The library collection was cut to a core 250 journals that were heavily used by people visiting the library in person. Accommodation and staff have been trimmed by 67%, with library staff being redeployed elsewhere in the company. Attention was focussed on establishing a digital library that provided users with access to content over the network through online journals backed up by commercial document delivery.

The provision of loans and photocopies was outsourcedwith the development of the BLADES system. BLADES accepts and validates user requests, tracks the progress of requests and provides status reports for users and input for billing systems for those users who pay for requests (Broadmeadow, 1997). User requests are transmitted semi-automtically to the British Library for fulfilment, with the BL delivering photocopies and loans directly to the user. The substantial savings in journal subscriptions more than offset the cost of commercial document delivery. Part of the savings were due to a communications campaign that highlighted the real cost to BT of requesting a photocopy, thus reducing demand.

The BT Library provides over 800 online journals to its users, either loading them onto its own server or linking through to the publishers' or aggregators' server.The Inspec and ABI/Inform databases act as gateways to these journals, using software developed by BT's knowledge management research team for searching, current awareness and collaboration features. The databases are used to provide end-user searching and browsing, with the provision for users to save searches for selective dissemination of information (SDI) as the databases are updated each week. A table of contents service is also provided.

In the physical library, the librarian could readily see users when they were floundering in their search for information and discretely offer assistance. In the digital library, users are relatively invisible to the librarian. The Digital Library is developing methods for understanding its users, behavior more effectively. Studies of user behavior are intended to highlight the server's problem areas, which then can be redesigned to make them easier to use, and to develop ways of automatically profiling users' interests and work areas. The unspoken purpose of this analysis is also to develop a compelling case showing how effectively the library supports BT's business processes.

20.3 Methodology

Although no detailed study of the usage of the Digital Library has been undertaken, it is important to understand how users access the collection, what problems they find there, and what their usage patterns are. Data about where users are in the organisation are important because of the need to allocate costs and charges.

The Digital Library studies the library server's log files and uses a number of channels to encourage user feedback. The difficulties of log file analysis are well documented (Wright, 1999). The log files are huge and processing them can be time-consuming. Unless user authentication is required, logs record only machine addresses and not personal identifiers. Each server transaction is logged, so a user retrieving a page with five graphics is recorded in six lines in the log file. Users share machines at cybercafes, operate behind proxies, or they use dynamic IP addresses, so that the IP address cannot readily be tied to a single user. Although Wright is describing the problems of log file analysis for servers on the internet, the Digital Library faces the same challenges. BT's intranet is large and proxies and firewalls are installed between different portions of the network. Users share machines in public spaces or borrow colleagues'PCs. Dynamic allocation of IP addresses is used within the intranet to increase flexibility.

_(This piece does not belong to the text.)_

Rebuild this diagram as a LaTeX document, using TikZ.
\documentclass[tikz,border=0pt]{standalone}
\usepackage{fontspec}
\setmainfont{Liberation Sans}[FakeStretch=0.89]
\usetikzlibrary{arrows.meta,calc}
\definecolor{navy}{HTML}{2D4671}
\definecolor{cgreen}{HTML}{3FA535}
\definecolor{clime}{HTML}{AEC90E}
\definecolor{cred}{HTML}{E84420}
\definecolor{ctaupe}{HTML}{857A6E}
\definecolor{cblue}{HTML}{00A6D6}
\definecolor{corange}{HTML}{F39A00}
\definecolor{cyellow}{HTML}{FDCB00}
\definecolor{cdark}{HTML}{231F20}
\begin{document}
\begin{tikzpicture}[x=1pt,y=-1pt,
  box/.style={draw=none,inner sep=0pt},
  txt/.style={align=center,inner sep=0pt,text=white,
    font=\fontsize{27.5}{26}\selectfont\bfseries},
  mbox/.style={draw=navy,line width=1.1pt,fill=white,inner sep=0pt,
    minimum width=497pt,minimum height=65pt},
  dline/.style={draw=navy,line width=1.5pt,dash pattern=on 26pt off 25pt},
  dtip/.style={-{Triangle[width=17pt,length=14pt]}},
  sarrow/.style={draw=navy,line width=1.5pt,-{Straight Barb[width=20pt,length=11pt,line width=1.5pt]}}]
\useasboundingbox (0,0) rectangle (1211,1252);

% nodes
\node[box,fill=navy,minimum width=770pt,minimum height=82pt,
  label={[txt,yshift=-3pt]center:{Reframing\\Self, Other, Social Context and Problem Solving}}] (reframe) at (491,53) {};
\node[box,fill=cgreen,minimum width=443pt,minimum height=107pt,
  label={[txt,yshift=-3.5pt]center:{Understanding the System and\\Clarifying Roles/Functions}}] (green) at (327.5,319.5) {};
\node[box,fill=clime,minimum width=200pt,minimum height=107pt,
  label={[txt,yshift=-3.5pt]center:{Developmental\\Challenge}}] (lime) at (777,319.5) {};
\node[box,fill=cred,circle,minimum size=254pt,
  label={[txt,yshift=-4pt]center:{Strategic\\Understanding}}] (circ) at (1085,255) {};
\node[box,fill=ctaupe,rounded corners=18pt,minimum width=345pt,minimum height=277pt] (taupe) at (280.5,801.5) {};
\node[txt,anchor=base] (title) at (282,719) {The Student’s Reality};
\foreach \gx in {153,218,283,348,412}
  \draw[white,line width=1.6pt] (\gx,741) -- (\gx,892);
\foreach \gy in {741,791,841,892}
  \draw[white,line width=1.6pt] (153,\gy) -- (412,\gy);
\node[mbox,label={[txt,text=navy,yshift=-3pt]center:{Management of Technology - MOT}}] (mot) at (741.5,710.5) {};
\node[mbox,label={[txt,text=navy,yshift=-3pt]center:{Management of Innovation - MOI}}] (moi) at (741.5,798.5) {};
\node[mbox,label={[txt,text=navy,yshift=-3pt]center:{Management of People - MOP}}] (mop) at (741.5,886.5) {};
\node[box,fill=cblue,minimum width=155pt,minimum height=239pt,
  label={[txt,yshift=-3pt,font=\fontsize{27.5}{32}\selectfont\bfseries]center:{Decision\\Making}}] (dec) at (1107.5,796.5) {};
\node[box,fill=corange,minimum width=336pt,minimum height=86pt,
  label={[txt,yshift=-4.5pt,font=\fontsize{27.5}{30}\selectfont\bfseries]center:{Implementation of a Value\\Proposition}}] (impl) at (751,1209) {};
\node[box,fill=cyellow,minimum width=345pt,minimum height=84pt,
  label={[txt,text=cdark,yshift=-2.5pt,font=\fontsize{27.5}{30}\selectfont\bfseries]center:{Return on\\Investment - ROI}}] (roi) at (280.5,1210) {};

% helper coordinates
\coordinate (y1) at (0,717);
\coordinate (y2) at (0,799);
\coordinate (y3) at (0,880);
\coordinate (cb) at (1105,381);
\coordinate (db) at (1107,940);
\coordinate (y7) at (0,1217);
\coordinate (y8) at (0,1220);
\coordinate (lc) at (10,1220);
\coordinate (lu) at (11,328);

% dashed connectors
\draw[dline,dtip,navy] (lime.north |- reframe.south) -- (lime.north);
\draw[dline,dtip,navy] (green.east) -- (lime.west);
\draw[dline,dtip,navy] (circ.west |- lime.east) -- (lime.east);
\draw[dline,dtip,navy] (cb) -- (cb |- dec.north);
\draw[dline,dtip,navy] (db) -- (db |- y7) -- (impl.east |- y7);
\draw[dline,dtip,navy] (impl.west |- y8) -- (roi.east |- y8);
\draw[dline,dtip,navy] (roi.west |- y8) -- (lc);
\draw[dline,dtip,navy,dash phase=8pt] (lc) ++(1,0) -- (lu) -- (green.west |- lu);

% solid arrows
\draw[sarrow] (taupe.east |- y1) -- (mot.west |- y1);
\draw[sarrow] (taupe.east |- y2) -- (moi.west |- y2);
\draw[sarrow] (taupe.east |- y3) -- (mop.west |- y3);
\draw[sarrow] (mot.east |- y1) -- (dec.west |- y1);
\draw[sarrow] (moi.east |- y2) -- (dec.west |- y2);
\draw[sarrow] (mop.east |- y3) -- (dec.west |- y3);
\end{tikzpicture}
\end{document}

A number of packages are available to assist in log file analysis (Busch, 1997). These packages report statistics such as the total hits on the server, the number of Not Modifieds (304's), Redirects (302's), Not Founds (404's), Server Errors (500's), the number of unique URL's served, the number of unique client hosts accessing the server, the total kilobytes transferred, the top one second, one minute, and one hour periods, the most commonly accessed URL's, and the top 5 client hosts accessing server. These deliver a higher level of management information than the librarian needs and are not used in the BT Library

Wright describes techniques for grouping unidentified readers into "constituencies", based on their usage patterns (Wright, 1999). These constituencies, such as robot checkers, users checking the What's New page, new users, or demonstrators, are identified by analysing the server's log files and can then be used to observe navigation of the site and spot usability problems.

The BT Digital Library adapted Wright's ideas in its own analysis of its log files. The purpose of the analysis is

• to understand who is using the Digital Library,

• to track individual usage of the library, to enable personalisation and collaborative filtering,

• to understand which library resources are being used and the extent of that usage to inform renewal decisions,

• to track which material was being requested through the document delivery system to suggest additions to the collection,

• to ensure that usage of material is within the licenses agreed upon with publishers.

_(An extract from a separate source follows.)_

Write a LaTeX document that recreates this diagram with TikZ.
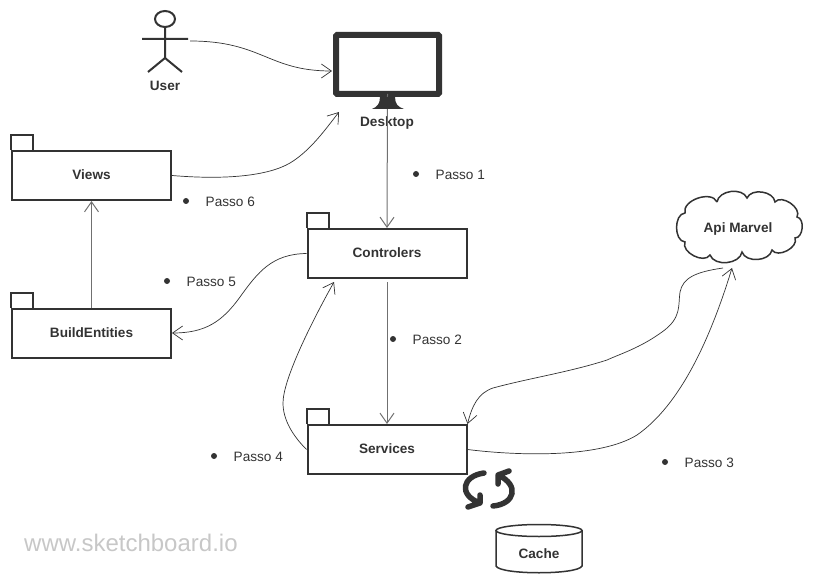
\documentclass[tikz,border=0pt]{standalone}
\usepackage{fontspec}
\setmainfont{Liberation Sans}
\usetikzlibrary{arrows.meta}
\definecolor{ink}{HTML}{333333}
\tikzset{
  >={Straight Barb[length = 10pt, width = 14pt]},
  pkg/.style = {draw = ink, line width = 2pt, minimum width = 159pt, minimum height = 49pt, inner sep = 0pt, text = ink, text height = 9pt, text depth = 1pt, font = \fontsize{13.6}{16}\selectfont\bfseries},
  lbl/.style = {text = ink, inner sep = 0pt, font = \fontsize{13.6}{16}\selectfont\bfseries},
  passo/.style = {text = ink, anchor = west, inner sep = 0pt, font = \fontsize{13.6}{16}\selectfont},
  link/.style = {->, ink, line width = .7pt},
  gline/.style = {->, ink!70, line width = 1pt},
}
\begin{document}
\begin{tikzpicture}[x = 1pt, y = -1pt]
      \useasboundingbox (0,0) rectangle (824,577);
      \node [pkg] (views) at (91.5,175.5) {Views};
      \node [pkg] (controlers) at (387,253.5) {Controlers};
      \node [pkg] (buildentities) at (91.5,333) {BuildEntities};
      \node [pkg] (services) at (387,449.5) {Services};
      \foreach \n in {views, controlers, buildentities, services}
        \draw [ink, line width = 2pt] (\n.north west) --++ (0,-15) --++ (22,0) --++ (0,15);
      \draw [ink, line width = 2pt] (165,19) ellipse (10 and 8);
      \draw [ink, line width = 2pt] (165,27) -- (165,58) (142,39) -- (188,39) (148,72) -- (165,58) -- (182,72);
      \node [lbl] (user) at (165,86) {User};
      \coordinate (userout) at (190,41);
      \node [draw = ink, line width = 6pt, rounded corners = 1pt, minimum width = 103pt, minimum height = 59pt, inner sep = 0pt, outer sep = 0pt] (monitor) at (387.5,64.5) {};
      \coordinate (deskleft) at (332,71);
      \coordinate (deskin) at (339,112);
      \node [lbl] (desktop) at (387,123) {Desktop};
      \draw [gline] (monitor.south) -- (controlers.north);
      \fill [ink] (380,97) -- (395,97) .. controls (395,104) and (398,107) .. (404,109) -- (372,109) .. controls (377,107) and (380,104) .. (380,97) -- cycle;
      \draw [link] (userout) .. controls (262,41) and (268,71) .. (deskleft);
      \draw [link] (views.east) .. controls (225,180) and (268,176) .. (290,163) .. controls (310,151) and (325,130) .. (deskin);
      \draw [gline, shorten <= 3pt] (controlers.south) -- (services.north);
      \draw [gline] (buildentities.north) -- (views.south);
      \draw [link] (controlers.west) .. controls (272,254) and (258,272) .. (240,297) .. controls (222,322) and (205,333) .. (buildentities.east);
      \draw [link] (services.west) .. controls (293,436) and (283,420) .. (283,403) .. controls (283,380) and (310,325) .. (334,282);
      \coordinate (apiin) at (732,268);
      \coordinate (apiout) at (723,268);
      \draw [link] (services.east) .. controls (520,456) and (600,458) .. (637,435) .. controls (680,405) and (710,340) .. (apiin);
      \draw [link] (apiout) .. controls (695,272) and (683,278) .. (680,292) .. controls (678,305) and (682,318) .. (662,332) .. controls (640,348) and (620,354) .. (607,360) .. controls (570,372) and (530,378) .. (493,388) .. controls (478,393) and (472,406) .. (services.north east);
      \draw [ink, line width = 1.5pt] (717,202) to [bend left = 75] (747,198) to [bend left = 75] (775,202) to [bend left = 85] (797,217) to [bend left = 85] (795,238) to [bend left = 85] (772,250) to [bend left = 75] (742,252) to [bend left = 75] (710,255) to [bend left = 85] (685,242) to [bend left = 85] (685,213) to [bend left = 85] (717,202);
      \node [lbl] (api) at (738,229) {Api Marvel};
      \draw [ink, line width = 5.5pt, line cap = round, line join = round] (484,473) .. controls (462,476) and (458,495) .. (480,503) (468,507) -- (480,503) -- (480,495);
      \draw [ink, line width = 5.5pt, line cap = round, line join = round] (493,506) .. controls (515,504) and (520,485) .. (498,475) (509,471) -- (498,475) -- (498,484);
      \draw [ink, line width = 1.5pt] (496,530) -- (496,566) .. controls (500,575) and (578,575) .. (582,566) -- (582,530);
      \draw [ink, line width = 1.5pt] (539,530.5) ellipse (43 and 6);
      \node [lbl] (cache) at (539,554) {Cache};
      \foreach \x/\y/\t in {416/174/1, 393/339/2, 665/462/3, 214/456/4, 167/281/5, 186/201/6} {
        \fill [ink] (\x,\y) circle (3);
        \node [passo] (passo\t) at (\x+19.5,\y+.8) {Passo \t};
      }
      \node [anchor = west, inner sep = 0pt, text = black!22, font = \fontsize{24}{28}\selectfont] (site) at (24,543) {www.sketchboard.io};
      \end{tikzpicture}
\end{document}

Perl scripts are used to extract meaningful usage data from the server's log, concentrating on the html pages and pdf files read and the server's cgi-scripts run, and ignoring less meaningful traces of usage. Accesses from robot checkers and from the library's own staff were excluded in the analysis. Weekly reports are prepared detailing

• the number of distinct IP addresses accessing the server (as a proxy for the number of individual users),

• the number of users who logged into the server,

• the number of searches done in each of the library databases,

• the number of individuals searching each of the library databases,

• the total number of online journal articles read from the library server,

• the number of readers of the library's collection of online books,

• the number of articles read from each of the online journals purchased through individual subscriptions,

• the number of users accessing their SDI pages,

• the number of users who subscribe to journals' tables of contents and the number of journals which have subscriptions to their tables of contents,

• the number of users annotating database records and the number of annotations made.

20.4 Qualitative feedback

The Digital Library strenuously encourages user feedback, although it has not yet carried out formal user surveys. Less formal methods of obtaining feedback are used, such as user meetings and publicity events, e-mailing users when they have had their password reset, and user feedback links on the server.

20.5 Usage of the Digital Library

20.6 Conclusion

The corporate librarian is pressed to demonstrate his or her value to the parent organisation, leading to efforts to reduce costs and improve library usage. In BT's case, these pressures resulted in outsourcing labour-intensive activities, such as document delivery, and in replacing paper-based publications with online versions. Susan Rosenblatt is reported as commenting that "available information drives patterns of usage" (Odlyzko, 1997a). BT's experience bears this out. Making more information available on the intranet increases library usage both by local users choosing online access in preference to using the library in person and by remote users who previously had no practical means of access.